— Begin —
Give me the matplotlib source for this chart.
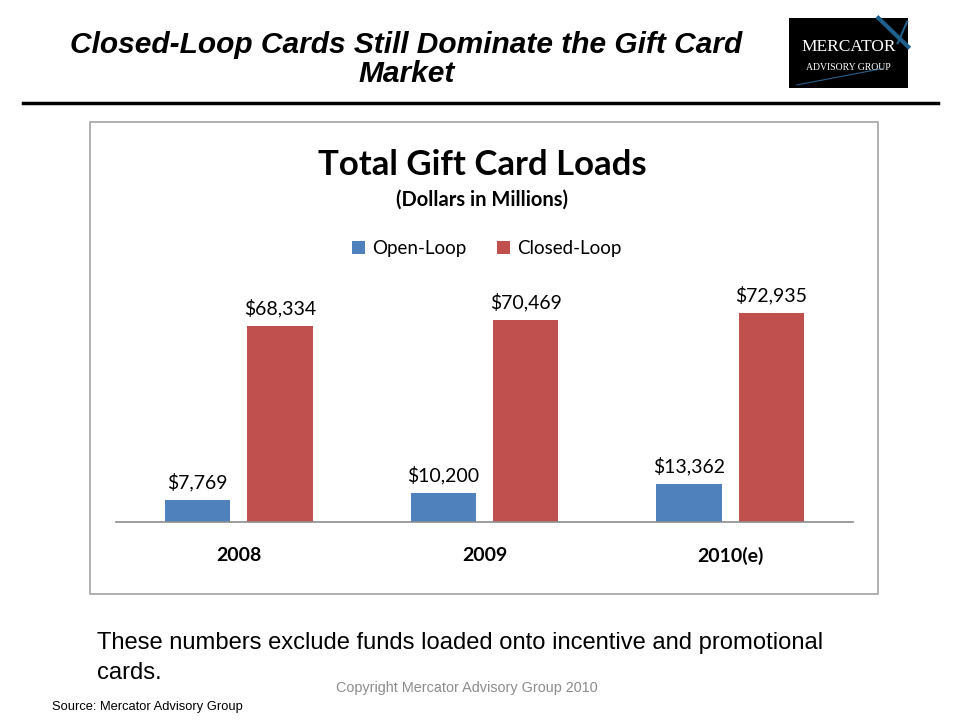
import numpy as np
import matplotlib.pyplot as plt
from matplotlib.patches import Rectangle
from matplotlib.lines import Line2D

years = ["2008", "2009", "2010(e)"]
open_loop = [7769, 10200, 13362]
closed_loop = [68334, 70469, 72935]

blue = "#4f81bd"
red = "#c0504d"

fig = plt.figure(figsize=(9.6, 7.2), dpi=100)
fig.patch.set_facecolor("white")

# slide header
fig.text(0.4234, 0.938, "Closed-Loop Cards Still Dominate the Gift Card", ha="center", va="center",
         fontsize=21.5, fontweight="bold", style="italic", family="Liberation Sans")
fig.text(0.4234, 0.897, "Market", ha="center", va="center",
         fontsize=21.5, fontweight="bold", style="italic", family="Liberation Sans")
fig.add_artist(Line2D([0.024, 0.977], [0.857, 0.857], color="black", lw=2.5))

# logo
fig.add_artist(Rectangle((0.8219, 0.8778), 0.124, 0.0972, facecolor="black", edgecolor="none"))
fig.add_artist(Line2D([0.915, 0.946], [0.975, 0.935], color="#1f5f8b", lw=3))
fig.add_artist(Line2D([0.935, 0.945], [0.940, 0.970], color="#1f5f8b", lw=1.5))
fig.add_artist(Line2D([0.83, 0.92], [0.882, 0.905], color="#2a5f8a", lw=0.8))
fig.text(0.884, 0.935, "MERCATOR", ha="center", va="center", color="white",
         fontsize=12.5, family="Liberation Serif")
fig.text(0.884, 0.906, "ADVISORY GROUP", ha="center", va="center", color="white",
         fontsize=7, family="Liberation Serif")

# chart box
fig.add_artist(Rectangle((0.09375, 0.175), 0.8208, 0.6556, facecolor="white",
                         edgecolor="#a6a6a6", lw=1.2, zorder=-1))
fig.text(0.502, 0.771, "Total Gift Card Loads", ha="center", va="center",
         fontsize=25, fontweight="bold", family="Lato")
fig.text(0.502, 0.723, "(Dollars in Millions)", ha="center", va="center",
         fontsize=14.5, fontweight="bold", family="Lato")

ax = fig.add_axes([0.1208, 0.275, 0.7677, 0.3083])
ax.set_zorder(2)
x = np.arange(len(years))
w = 0.266
off = 0.1675
b1 = ax.bar(x - off, open_loop, w, color=blue, label="Open-Loop")
b2 = ax.bar(x + off, closed_loop, w, color=red, label="Closed-Loop")
ax.set_xlim(-0.5, 2.5)
ax.set_ylim(0, 77400)
for bars, vals in [(b1, open_loop), (b2, closed_loop)]:
    for rect, v in zip(bars, vals):
        ax.annotate("${:,}".format(v), (rect.get_x() + rect.get_width() / 2, v),
                    xytext=(0, 6), textcoords="offset points", ha="center", va="bottom",
                    fontsize=14, family="Lato")
for s in ["top", "right", "left"]:
    ax.spines[s].set_visible(False)
ax.spines["bottom"].set_color("#8c8c8c")
ax.spines["bottom"].set_linewidth(1.2)
ax.set_yticks([])
ax.set_xticks(x)
ax.set_xticklabels(years, fontsize=14, fontweight="bold", family="Lato")
ax.tick_params(axis="x", length=0, pad=18)
ax.patch.set_alpha(0)

leg = fig.legend(handles=[b1, b2], loc="center", bbox_to_anchor=(0.507, 0.655), ncol=2,
                 frameon=False, handlelength=0.7, handleheight=0.7,
                 handletextpad=0.4, columnspacing=1.6, prop={"family": "Lato", "size": 13.5})

# notes
fig.text(0.101, 0.107, "These numbers exclude funds loaded onto incentive and promotional",
         ha="left", va="center", fontsize=17.1, family="Liberation Sans")
fig.text(0.101, 0.065, "cards.", ha="left", va="center", fontsize=17.1, family="Liberation Sans")
fig.text(0.486, 0.044, "Copyright Mercator Advisory Group 2010", ha="center", va="center",
         fontsize=10.4, color="#8c8c8c", family="Liberation Sans")
fig.text(0.054, 0.018, "Source: Mercator Advisory Group", ha="left", va="center",
         fontsize=9.3, family="Liberation Sans")

fig.savefig("out.png", dpi=100)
— End —
**What to work on**
In the copy, include no pictures; restate the listing above exactly.

**Correct output**
Give me the matplotlib source for this chart.
import numpy as np
import matplotlib.pyplot as plt
from matplotlib.patches import Rectangle
from matplotlib.lines import Line2D

years = ["2008", "2009", "2010(e)"]
open_loop = [7769, 10200, 13362]
closed_loop = [68334, 70469, 72935]

blue = "#4f81bd"
red = "#c0504d"

fig = plt.figure(figsize=(9.6, 7.2), dpi=100)
fig.patch.set_facecolor("white")

# slide header
fig.text(0.4234, 0.938, "Closed-Loop Cards Still Dominate the Gift Card", ha="center", va="center",
         fontsize=21.5, fontweight="bold", style="italic", family="Liberation Sans")
fig.text(0.4234, 0.897, "Market", ha="center", va="center",
         fontsize=21.5, fontweight="bold", style="italic", family="Liberation Sans")
fig.add_artist(Line2D([0.024, 0.977], [0.857, 0.857], color="black", lw=2.5))

# logo
fig.add_artist(Rectangle((0.8219, 0.8778), 0.124, 0.0972, facecolor="black", edgecolor="none"))
fig.add_artist(Line2D([0.915, 0.946], [0.975, 0.935], color="#1f5f8b", lw=3))
fig.add_artist(Line2D([0.935, 0.945], [0.940, 0.970], color="#1f5f8b", lw=1.5))
fig.add_artist(Line2D([0.83, 0.92], [0.882, 0.905], color="#2a5f8a", lw=0.8))
fig.text(0.884, 0.935, "MERCATOR", ha="center", va="center", color="white",
         fontsize=12.5, family="Liberation Serif")
fig.text(0.884, 0.906, "ADVISORY GROUP", ha="center", va="center", color="white",
         fontsize=7, family="Liberation Serif")

# chart box
fig.add_artist(Rectangle((0.09375, 0.175), 0.8208, 0.6556, facecolor="white",
                         edgecolor="#a6a6a6", lw=1.2, zorder=-1))
fig.text(0.502, 0.771, "Total Gift Card Loads", ha="center", va="center",
         fontsize=25, fontweight="bold", family="Lato")
fig.text(0.502, 0.723, "(Dollars in Millions)", ha="center", va="center",
         fontsize=14.5, fontweight="bold", family="Lato")

ax = fig.add_axes([0.1208, 0.275, 0.7677, 0.3083])
ax.set_zorder(2)
x = np.arange(len(years))
w = 0.266
off = 0.1675
b1 = ax.bar(x - off, open_loop, w, color=blue, label="Open-Loop")
b2 = ax.bar(x + off, closed_loop, w, color=red, label="Closed-Loop")
ax.set_xlim(-0.5, 2.5)
ax.set_ylim(0, 77400)
for bars, vals in [(b1, open_loop), (b2, closed_loop)]:
    for rect, v in zip(bars, vals):
        ax.annotate("${:,}".format(v), (rect.get_x() + rect.get_width() / 2, v),
                    xytext=(0, 6), textcoords="offset points", ha="center", va="bottom",
                    fontsize=14, family="Lato")
for s in ["top", "right", "left"]:
    ax.spines[s].set_visible(False)
ax.spines["bottom"].set_color("#8c8c8c")
ax.spines["bottom"].set_linewidth(1.2)
ax.set_yticks([])
ax.set_xticks(x)
ax.set_xticklabels(years, fontsize=14, fontweight="bold", family="Lato")
ax.tick_params(axis="x", length=0, pad=18)
ax.patch.set_alpha(0)

leg = fig.legend(handles=[b1, b2], loc="center", bbox_to_anchor=(0.507, 0.655), ncol=2,
                 frameon=False, handlelength=0.7, handleheight=0.7,
                 handletextpad=0.4, columnspacing=1.6, prop={"family": "Lato", "size": 13.5})

# notes
fig.text(0.101, 0.107, "These numbers exclude funds loaded onto incentive and promotional",
         ha="left", va="center", fontsize=17.1, family="Liberation Sans")
fig.text(0.101, 0.065, "cards.", ha="left", va="center", fontsize=17.1, family="Liberation Sans")
fig.text(0.486, 0.044, "Copyright Mercator Advisory Group 2010", ha="center", va="center",
         fontsize=10.4, color="#8c8c8c", family="Liberation Sans")
fig.text(0.054, 0.018, "Source: Mercator Advisory Group", ha="left", va="center",
         fontsize=9.3, family="Liberation Sans")

fig.savefig("out.png", dpi=100)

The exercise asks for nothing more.